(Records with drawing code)
-----
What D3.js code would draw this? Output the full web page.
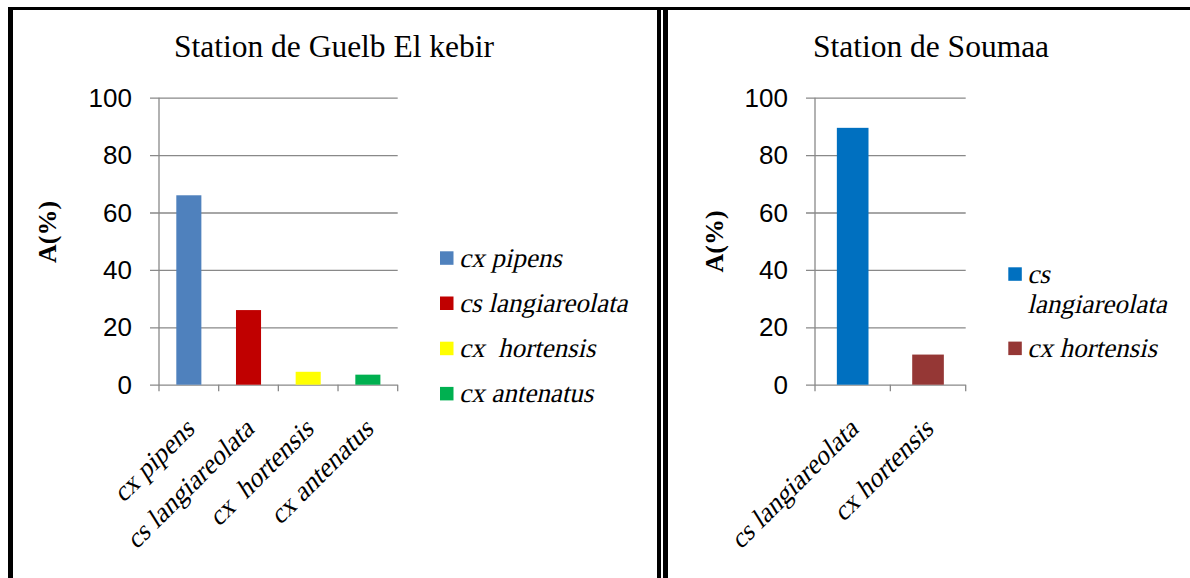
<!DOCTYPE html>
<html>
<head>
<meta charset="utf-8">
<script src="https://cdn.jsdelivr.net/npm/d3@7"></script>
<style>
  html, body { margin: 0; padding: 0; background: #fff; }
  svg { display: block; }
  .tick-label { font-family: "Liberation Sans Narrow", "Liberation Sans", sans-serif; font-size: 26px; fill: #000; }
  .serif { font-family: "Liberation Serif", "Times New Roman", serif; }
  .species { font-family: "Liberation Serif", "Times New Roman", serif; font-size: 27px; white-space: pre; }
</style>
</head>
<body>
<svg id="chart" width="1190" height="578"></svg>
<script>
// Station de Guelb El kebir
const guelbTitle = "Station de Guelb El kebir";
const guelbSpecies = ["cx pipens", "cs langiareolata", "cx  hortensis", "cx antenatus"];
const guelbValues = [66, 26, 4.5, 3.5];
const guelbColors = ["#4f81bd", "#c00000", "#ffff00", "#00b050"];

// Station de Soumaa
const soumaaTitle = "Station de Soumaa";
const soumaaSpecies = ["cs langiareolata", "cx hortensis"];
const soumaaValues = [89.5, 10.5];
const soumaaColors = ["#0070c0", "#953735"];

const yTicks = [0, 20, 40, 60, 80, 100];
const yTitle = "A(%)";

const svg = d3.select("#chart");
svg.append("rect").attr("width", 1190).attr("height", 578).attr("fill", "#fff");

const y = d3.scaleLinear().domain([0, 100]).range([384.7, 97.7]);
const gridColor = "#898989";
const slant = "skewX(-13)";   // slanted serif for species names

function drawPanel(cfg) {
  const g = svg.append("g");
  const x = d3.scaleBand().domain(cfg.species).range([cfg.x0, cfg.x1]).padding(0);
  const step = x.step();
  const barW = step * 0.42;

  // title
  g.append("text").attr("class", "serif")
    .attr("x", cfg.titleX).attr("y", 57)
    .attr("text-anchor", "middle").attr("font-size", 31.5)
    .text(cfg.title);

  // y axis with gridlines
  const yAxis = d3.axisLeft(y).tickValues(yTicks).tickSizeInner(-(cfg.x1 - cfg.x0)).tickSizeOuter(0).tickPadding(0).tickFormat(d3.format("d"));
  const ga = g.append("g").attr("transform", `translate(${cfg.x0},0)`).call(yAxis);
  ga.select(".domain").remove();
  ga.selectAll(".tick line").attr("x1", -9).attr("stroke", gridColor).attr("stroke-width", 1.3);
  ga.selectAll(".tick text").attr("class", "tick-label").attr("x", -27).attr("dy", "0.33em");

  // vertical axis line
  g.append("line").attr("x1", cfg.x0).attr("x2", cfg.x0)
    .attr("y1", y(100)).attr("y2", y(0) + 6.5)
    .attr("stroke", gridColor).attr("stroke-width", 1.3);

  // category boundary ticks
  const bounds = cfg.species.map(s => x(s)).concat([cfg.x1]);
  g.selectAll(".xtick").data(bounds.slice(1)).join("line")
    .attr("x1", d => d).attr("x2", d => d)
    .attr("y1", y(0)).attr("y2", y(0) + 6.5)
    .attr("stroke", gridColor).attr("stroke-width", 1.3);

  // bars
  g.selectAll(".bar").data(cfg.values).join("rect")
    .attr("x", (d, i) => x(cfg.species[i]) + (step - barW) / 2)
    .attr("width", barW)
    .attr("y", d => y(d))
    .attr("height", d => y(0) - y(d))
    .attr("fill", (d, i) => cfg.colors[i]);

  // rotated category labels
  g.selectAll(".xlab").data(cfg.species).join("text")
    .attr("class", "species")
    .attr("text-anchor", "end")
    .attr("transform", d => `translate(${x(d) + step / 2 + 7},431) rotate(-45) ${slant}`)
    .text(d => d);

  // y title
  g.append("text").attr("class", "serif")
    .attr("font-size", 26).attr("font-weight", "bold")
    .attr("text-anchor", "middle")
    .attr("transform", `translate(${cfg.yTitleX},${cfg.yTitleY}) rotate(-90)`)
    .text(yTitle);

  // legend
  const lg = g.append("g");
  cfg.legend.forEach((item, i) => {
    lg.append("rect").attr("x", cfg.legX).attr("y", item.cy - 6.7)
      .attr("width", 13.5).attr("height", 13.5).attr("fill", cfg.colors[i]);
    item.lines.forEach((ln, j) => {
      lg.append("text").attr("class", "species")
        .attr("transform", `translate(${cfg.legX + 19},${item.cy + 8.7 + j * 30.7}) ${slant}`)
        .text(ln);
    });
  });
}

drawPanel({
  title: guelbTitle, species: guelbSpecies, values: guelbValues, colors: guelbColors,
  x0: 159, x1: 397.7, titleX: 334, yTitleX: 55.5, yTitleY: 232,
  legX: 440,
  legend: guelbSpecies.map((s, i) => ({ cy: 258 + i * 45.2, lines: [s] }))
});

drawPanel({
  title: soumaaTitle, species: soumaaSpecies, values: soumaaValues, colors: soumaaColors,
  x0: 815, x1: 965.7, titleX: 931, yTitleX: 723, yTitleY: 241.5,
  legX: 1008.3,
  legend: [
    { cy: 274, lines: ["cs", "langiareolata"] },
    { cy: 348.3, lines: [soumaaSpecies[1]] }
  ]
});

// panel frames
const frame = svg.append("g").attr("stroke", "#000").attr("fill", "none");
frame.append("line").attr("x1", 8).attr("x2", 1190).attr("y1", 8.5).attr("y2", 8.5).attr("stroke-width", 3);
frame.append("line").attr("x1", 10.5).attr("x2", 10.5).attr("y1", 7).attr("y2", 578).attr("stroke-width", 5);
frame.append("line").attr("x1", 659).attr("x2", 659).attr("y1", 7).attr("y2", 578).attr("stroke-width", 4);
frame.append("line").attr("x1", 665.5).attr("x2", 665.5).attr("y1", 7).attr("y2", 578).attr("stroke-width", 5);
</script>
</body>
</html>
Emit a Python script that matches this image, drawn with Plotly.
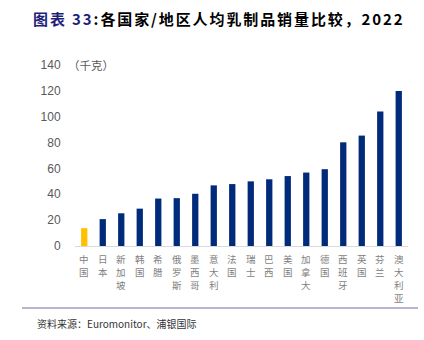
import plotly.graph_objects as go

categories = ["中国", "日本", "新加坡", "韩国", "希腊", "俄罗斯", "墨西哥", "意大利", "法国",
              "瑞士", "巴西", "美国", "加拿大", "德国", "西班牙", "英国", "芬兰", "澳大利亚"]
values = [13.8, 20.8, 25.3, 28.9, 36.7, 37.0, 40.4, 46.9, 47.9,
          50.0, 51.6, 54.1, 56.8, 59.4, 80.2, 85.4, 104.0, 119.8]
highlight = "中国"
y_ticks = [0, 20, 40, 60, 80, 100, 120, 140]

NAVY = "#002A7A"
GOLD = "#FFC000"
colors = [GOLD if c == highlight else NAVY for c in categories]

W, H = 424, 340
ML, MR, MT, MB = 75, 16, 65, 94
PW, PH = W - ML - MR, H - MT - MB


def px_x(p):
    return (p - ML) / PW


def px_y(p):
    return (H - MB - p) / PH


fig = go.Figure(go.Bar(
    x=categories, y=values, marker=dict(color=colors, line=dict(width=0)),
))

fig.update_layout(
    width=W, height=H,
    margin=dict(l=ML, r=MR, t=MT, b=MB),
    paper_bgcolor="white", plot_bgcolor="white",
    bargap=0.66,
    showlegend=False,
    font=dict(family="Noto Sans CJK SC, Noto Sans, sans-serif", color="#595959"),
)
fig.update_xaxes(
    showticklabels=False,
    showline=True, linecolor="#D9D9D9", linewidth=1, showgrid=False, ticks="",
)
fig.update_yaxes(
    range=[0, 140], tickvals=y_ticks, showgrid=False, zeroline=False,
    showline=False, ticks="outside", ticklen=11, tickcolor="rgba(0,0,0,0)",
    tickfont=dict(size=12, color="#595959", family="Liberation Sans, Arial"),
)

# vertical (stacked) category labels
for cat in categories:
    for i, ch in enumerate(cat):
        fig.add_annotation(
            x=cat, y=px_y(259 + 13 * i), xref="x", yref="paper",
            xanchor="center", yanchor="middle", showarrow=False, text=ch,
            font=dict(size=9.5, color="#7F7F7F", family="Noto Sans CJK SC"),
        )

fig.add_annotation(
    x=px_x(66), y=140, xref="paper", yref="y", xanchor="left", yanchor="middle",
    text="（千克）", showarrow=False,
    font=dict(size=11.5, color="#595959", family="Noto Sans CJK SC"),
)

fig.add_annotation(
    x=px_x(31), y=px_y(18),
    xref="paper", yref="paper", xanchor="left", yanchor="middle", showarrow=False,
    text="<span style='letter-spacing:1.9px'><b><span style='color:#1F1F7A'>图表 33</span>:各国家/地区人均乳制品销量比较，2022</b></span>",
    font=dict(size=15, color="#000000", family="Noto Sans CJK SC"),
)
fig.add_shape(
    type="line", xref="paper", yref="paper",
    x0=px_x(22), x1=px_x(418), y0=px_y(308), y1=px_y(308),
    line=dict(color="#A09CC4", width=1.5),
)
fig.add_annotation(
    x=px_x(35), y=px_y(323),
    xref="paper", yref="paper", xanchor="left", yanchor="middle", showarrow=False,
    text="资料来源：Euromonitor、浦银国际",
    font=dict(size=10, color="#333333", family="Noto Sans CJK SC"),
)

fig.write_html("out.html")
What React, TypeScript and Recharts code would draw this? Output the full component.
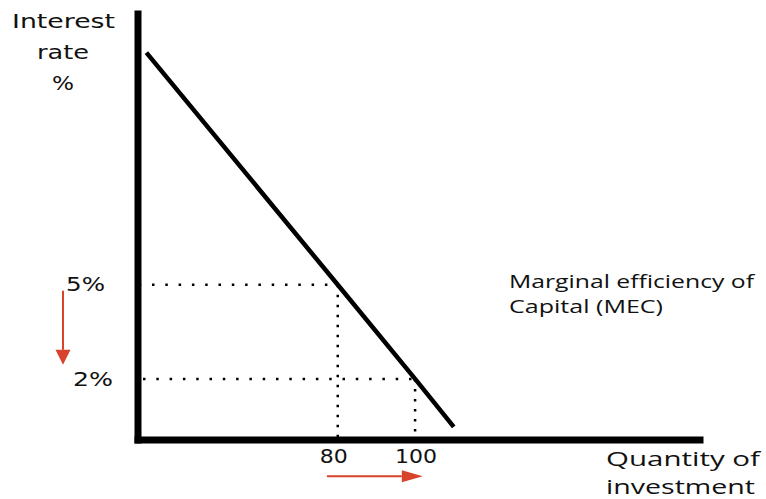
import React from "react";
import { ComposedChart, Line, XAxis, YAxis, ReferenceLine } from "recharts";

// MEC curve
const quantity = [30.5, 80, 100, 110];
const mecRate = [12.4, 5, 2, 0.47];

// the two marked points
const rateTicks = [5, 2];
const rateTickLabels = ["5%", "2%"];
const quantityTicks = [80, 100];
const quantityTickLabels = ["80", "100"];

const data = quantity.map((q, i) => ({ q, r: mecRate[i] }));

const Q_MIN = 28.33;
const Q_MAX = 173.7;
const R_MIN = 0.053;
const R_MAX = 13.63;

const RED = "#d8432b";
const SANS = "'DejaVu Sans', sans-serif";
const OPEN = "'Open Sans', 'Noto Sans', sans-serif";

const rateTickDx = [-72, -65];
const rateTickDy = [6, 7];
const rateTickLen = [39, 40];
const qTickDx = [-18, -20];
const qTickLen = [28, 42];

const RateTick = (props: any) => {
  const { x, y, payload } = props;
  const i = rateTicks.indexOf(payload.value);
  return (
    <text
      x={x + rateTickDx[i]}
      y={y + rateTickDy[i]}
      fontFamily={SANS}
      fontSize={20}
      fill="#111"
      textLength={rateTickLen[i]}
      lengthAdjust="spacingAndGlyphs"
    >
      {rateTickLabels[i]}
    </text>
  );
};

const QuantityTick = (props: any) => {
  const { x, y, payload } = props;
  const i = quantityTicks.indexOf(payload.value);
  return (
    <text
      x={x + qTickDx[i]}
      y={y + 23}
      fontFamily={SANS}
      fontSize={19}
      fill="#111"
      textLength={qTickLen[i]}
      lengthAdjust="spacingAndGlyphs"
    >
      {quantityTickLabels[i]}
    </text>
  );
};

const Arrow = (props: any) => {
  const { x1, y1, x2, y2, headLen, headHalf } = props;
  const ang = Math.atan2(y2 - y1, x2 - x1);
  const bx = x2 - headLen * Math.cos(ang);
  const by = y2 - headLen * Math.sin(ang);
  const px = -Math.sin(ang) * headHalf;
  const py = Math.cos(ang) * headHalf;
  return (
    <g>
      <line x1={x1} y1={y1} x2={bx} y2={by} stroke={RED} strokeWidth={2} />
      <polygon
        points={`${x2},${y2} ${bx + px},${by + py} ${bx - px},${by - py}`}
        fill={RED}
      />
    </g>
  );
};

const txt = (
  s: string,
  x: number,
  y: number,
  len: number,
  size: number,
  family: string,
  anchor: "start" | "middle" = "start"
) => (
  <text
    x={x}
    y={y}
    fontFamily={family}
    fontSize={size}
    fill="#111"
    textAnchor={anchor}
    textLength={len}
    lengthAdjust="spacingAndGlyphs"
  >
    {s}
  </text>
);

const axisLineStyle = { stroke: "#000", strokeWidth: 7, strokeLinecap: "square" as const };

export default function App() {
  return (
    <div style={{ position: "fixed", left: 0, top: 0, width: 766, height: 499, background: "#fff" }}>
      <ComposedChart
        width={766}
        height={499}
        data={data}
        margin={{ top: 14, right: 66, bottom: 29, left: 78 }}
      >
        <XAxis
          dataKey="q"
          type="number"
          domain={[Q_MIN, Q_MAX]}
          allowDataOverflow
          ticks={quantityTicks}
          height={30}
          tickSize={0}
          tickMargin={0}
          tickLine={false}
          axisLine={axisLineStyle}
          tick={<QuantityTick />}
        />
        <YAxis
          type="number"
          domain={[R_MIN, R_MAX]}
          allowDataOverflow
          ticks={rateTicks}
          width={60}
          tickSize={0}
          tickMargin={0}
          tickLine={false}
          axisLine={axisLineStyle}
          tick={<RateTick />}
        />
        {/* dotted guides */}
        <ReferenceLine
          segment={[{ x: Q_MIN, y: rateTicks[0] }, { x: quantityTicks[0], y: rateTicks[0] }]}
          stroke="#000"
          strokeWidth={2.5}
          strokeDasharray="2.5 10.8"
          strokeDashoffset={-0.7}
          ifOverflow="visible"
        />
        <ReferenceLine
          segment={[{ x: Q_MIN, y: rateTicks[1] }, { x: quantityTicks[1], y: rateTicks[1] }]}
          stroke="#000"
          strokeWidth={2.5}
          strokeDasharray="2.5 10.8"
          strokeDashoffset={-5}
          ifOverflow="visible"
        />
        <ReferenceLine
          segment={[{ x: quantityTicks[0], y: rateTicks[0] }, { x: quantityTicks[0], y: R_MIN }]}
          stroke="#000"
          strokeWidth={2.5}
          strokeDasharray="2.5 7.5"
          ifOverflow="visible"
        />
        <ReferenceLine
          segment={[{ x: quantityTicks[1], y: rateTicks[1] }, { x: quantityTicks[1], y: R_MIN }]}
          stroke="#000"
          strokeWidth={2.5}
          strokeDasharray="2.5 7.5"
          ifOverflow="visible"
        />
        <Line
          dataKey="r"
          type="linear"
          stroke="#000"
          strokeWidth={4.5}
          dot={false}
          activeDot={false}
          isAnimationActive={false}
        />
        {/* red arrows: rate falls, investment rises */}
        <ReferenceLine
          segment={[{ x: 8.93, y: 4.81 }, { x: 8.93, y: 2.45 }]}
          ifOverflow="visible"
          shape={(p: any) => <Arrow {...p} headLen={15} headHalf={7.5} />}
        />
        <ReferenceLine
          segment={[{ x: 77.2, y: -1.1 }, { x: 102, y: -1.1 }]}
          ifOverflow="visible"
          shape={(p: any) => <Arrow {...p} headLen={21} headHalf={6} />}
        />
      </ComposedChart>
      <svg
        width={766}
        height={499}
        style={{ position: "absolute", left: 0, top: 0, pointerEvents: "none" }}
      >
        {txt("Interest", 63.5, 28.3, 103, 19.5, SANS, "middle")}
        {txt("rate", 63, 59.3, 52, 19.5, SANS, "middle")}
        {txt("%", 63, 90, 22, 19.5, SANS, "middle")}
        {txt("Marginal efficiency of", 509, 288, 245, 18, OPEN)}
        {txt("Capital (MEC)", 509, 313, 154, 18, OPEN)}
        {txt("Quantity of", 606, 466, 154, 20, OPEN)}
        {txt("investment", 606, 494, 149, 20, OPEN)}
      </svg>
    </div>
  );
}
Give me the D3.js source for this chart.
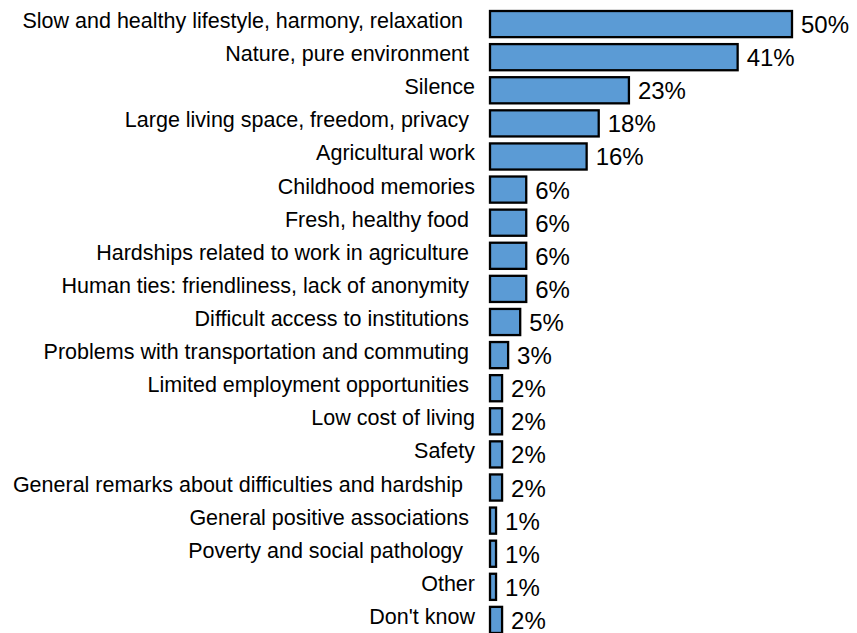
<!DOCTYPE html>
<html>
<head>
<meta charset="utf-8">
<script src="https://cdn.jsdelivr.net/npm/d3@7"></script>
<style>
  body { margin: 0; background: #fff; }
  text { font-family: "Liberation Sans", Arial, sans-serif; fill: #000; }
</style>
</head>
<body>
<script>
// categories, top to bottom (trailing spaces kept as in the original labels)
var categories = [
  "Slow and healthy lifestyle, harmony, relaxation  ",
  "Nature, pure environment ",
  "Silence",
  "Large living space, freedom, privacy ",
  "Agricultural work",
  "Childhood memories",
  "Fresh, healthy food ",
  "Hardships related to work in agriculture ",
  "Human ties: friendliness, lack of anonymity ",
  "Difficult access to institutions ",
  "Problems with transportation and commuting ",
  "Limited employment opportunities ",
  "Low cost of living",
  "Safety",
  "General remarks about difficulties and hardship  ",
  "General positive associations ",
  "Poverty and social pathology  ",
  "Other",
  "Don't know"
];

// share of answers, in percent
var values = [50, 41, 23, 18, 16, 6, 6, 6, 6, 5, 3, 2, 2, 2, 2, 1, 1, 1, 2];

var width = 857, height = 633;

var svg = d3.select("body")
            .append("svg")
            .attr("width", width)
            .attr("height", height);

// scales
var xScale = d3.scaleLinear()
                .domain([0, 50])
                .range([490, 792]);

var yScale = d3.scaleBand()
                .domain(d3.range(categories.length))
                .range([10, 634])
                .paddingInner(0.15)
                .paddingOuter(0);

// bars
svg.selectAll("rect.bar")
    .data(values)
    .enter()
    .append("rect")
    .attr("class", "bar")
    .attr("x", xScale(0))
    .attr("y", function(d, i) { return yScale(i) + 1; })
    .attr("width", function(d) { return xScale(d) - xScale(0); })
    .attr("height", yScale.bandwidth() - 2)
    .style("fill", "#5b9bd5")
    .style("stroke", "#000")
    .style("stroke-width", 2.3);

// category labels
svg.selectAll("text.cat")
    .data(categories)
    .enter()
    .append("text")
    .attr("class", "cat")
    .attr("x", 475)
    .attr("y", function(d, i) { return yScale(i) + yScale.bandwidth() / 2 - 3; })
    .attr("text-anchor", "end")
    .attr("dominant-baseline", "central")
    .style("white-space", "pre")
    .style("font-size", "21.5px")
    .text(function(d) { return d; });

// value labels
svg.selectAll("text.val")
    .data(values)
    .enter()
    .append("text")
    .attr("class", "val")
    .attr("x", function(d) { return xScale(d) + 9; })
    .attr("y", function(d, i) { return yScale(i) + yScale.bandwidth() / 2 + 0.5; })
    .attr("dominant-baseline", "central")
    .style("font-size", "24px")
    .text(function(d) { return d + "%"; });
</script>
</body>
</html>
-----
» Set exercise
Copy each line of the data that contains the word "would".

» Task output
What D3.js code would draw this? Output the full web page.
What React, TypeScript and Recharts code would draw this? Output the full component.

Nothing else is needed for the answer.